I have loved my journey to uncover my family’s past. I am amazed at my ancestors’ fortitude and bravery, and their stories have stayed with me. But, none more so than Violetta’s.
It was dark and dank. The ship tossed, like a toy boat upon the waves. The ocean held us captive, and sometimes it seemed as if we were moving back instead of forwards. But our new lives awaited us. I thought of my beloved, and wondered what this strange place would be like, Michigan. His brother and wife had settled there for years, and their letters told of a good life. Violetta kept in good spirits, although she was ill.
On fair days on the ship’s deck she smiled and pointed at the gulls that followed the boat, excited to see other life. We all were, save the endless blue in all directions. Finally, one morning, there was shouting on the deck. We came up to see. Everyone was leaning over the rails, pointing. The harbor glistened off in the distance, the rising sun at our backs. New York!
I was ecstatic to find my great grandmother, Louisa’s, sail record from Europe to the US. It was so amazing to open this old, scanned document. I excitedly scanned the rows, and there she was, Buscarini, Louisa, age 20. But, no mention of my great grandfather Mario. She was just a girl really, to make sure a journey.
I always imagined my great grandparents sailing together from France or Italy. He was Italian, she French, from a town near the border. They met at a dance in Italy. But, I knew it was not uncommon for couples to separate, the husband going ahead to make a start and sending for family when money allowed. Based on the dates, it seemed their separation was relatively short, just a year.
But, Violetta surprised and confused me. I squinted at the record, and there below Louisa’s name on the ship’s roster, was Violetta Buscarini, age 1 year and 2 months. I had so many questions. I thought Ozzie was their eldest child, and now a girl, born in 1913. My great Aunt Violet was not born years later, until the 20’s. Why nearly the same name?

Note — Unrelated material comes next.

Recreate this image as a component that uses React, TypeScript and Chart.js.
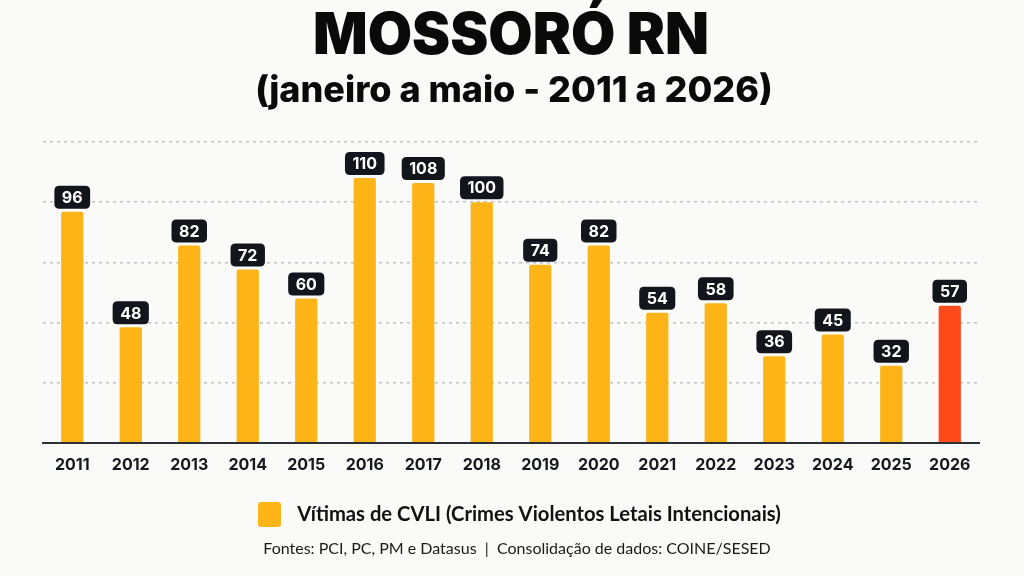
import { useEffect, useRef } from "react";
import { Chart, registerables } from "chart.js";

Chart.register(...registerables);

// Series data
const years = ["2011", "2012", "2013", "2014", "2015", "2016", "2017", "2018", "2019", "2020", "2021", "2022", "2023", "2024", "2025", "2026"];
const victims = [96, 48, 82, 72, 60, 110, 108, 100, 74, 82, 54, 58, 36, 45, 32, 57];
const highlightYear = "2026";

// Axis
const yMax = 125;
const yStep = 25;

// Text
const titleText = "MOSSORÓ RN";
const subtitleText = "(janeiro a maio - 2011 a 2026)";
const seriesLabel = "Vítimas de CVLI (Crimes Violentos Letais Intencionais)";
const sourceText = "Fontes: PCI, PC, PM e Datasus  |  Consolidação de dados: COINE/SESED";

const BAR_COLOR = "#FCB417";
const HIGHLIGHT_COLOR = "#FF4B1A";
const INK = "#12151c";
const BG = "#fafaf8";

// Draw text fitted to a target width
function fitText(ctx: CanvasRenderingContext2D, text: string, cx: number, cy: number, weight: string, family: string, width: number, baseSize: number) {
  ctx.font = `${weight} ${baseSize}px ${family}`;
  const w = ctx.measureText(text).width;
  const size = baseSize * (width / w);
  ctx.font = `${weight} ${size}px ${family}`;
  ctx.textAlign = "center";
  ctx.textBaseline = "middle";
  ctx.fillText(text, cx, cy);
}

function roundRect(ctx: CanvasRenderingContext2D, x: number, y: number, w: number, h: number, r: number) {
  ctx.beginPath();
  ctx.moveTo(x + r, y);
  ctx.lineTo(x + w - r, y);
  ctx.quadraticCurveTo(x + w, y, x + w, y + r);
  ctx.lineTo(x + w, y + h - r);
  ctx.quadraticCurveTo(x + w, y + h, x + w - r, y + h);
  ctx.lineTo(x + r, y + h);
  ctx.quadraticCurveTo(x, y + h, x, y + h - r);
  ctx.lineTo(x, y + r);
  ctx.quadraticCurveTo(x, y, x + r, y);
  ctx.closePath();
}

const decorPlugin = {
  id: "decor",
  beforeDraw(chart: Chart) {
    const ctx = chart.ctx;
    ctx.save();
    ctx.fillStyle = BG;
    ctx.fillRect(0, 0, chart.width, chart.height);
    ctx.restore();
  },
  afterDatasetsDraw(chart: Chart) {
    const ctx = chart.ctx;
    ctx.save();
    // value badges above bars
    const meta = chart.getDatasetMeta(0);
    meta.data.forEach((el: any, i: number) => {
      const text = String(victims[i]);
      ctx.font = "700 16px Inter";
      const tw = ctx.measureText(text).width;
      const bw = tw + 15;
      const bh = 23;
      const bx = el.x - bw / 2;
      const by = el.y - 3 - bh;
      ctx.fillStyle = INK;
      roundRect(ctx, bx, by, bw, bh, 5);
      ctx.fill();
      ctx.fillStyle = "#ffffff";
      ctx.textAlign = "center";
      ctx.textBaseline = "middle";
      ctx.fillText(text, el.x, by + bh / 2 + 1);
    });
    ctx.restore();
  },
  afterDraw(chart: Chart) {
    const ctx = chart.ctx;
    ctx.save();
    ctx.fillStyle = "#0a0a0a";
    fitText(ctx, titleText, 511, 37, "900", "Inter", 396, 56);
    fitText(ctx, subtitleText, 514, 91, "800", "Inter", 518, 30);

    // legend
    ctx.fillStyle = BAR_COLOR;
    roundRect(ctx, 258, 502, 23, 25, 3);
    ctx.fill();
    ctx.fillStyle = "#111111";
    fitText(ctx, seriesLabel, 539, 514, "700", "Lato", 484, 18);

    // source line
    ctx.fillStyle = "#1a1a1a";
    fitText(ctx, sourceText, 517, 549, "400", "Lato", 508, 15);
    ctx.restore();
  },
};

export default function App() {
  const canvasRef = useRef<HTMLCanvasElement | null>(null);

  useEffect(() => {
    document.body.style.margin = "0";
    const canvas = canvasRef.current;
    if (!canvas) return;
    const chart = new Chart(canvas, {
      type: "bar",
      data: {
        labels: years,
        datasets: [
          {
            label: seriesLabel,
            data: victims,
            backgroundColor: years.map((y) => (y === highlightYear ? HIGHLIGHT_COLOR : BAR_COLOR)),
            borderRadius: { topLeft: 2, topRight: 2, bottomLeft: 0, bottomRight: 0 },
            borderSkipped: "bottom",
            categoryPercentage: 0.76,
            barPercentage: 0.5,
          },
        ],
      },
      options: {
        responsive: false,
        animation: false,
        layout: { padding: { top: 142, left: 43, right: 45, bottom: 96 } },
        plugins: {
          legend: { display: false },
          title: { display: false },
          tooltip: { enabled: false },
        },
        scales: {
          x: {
            grid: { display: false },
            border: { display: true, color: "#2b3038", width: 2 },
            ticks: {
              color: "#15181f",
              font: { family: "Inter", size: 16, weight: "bold" },
              padding: 5,
            },
          },
          y: {
            min: 0,
            max: yMax,
            ticks: { display: false, stepSize: yStep },
            grid: {
              color: "#bcc2c7",
              lineWidth: 1.5,
              drawTicks: false,
            },
            border: { display: false, dash: [3, 4] },
          },
        },
      },
      plugins: [decorPlugin],
    });
    return () => chart.destroy();
  }, []);

  return (
    <div style={{ width: 1024, height: 576, background: BG }}>
      <canvas ref={canvasRef} width={1024} height={576} style={{ display: "block" }} />
    </div>
  );
}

Some more digging revealed what I feared: a death certificate from 1920. Violetta died at age 6 and 10 mo of a complication from a serious infection. I can imagine Louisa’s sorrow, the crushing grief, losing a child, but needing to go on for her other three children. The dates reveal my great grandmother became pregnant with my grandfather shortly after. I wonder what the early days of my grandfather’s infancy were like, so soon after Violetta’s death. The next year after my grandfather, Alfred’s birth, in 1922, my great grandmother gave birth to another daughter, Violet, my fabulous great aunt. At 93, she is energetic, sharp-witted, certain, and loving.
I wonder at my great grandparents’ decision to use the same name; I know it was a common practice for the times. Did it ease their grief? What was this time like for them? I thought about my own pregnancy with Michael, so soon after a miscarriage, and how his early days were somewhat shadowed by my grief. He burst through my hurt, guilt, and confusion like a shooting star.
I’m not sure my grandfather knew of this sister who died before his birth; she was never mentioned. Why was she buried in a different cemetery, all but forgotten? I had to find her, to know her.
Some calls and an unplanned visit, and there she was, Violet Buscarine, 1913-1920, Cathedral Cemetery, lot 24, subsection E. Violets for our Violetta. It felt like coming home.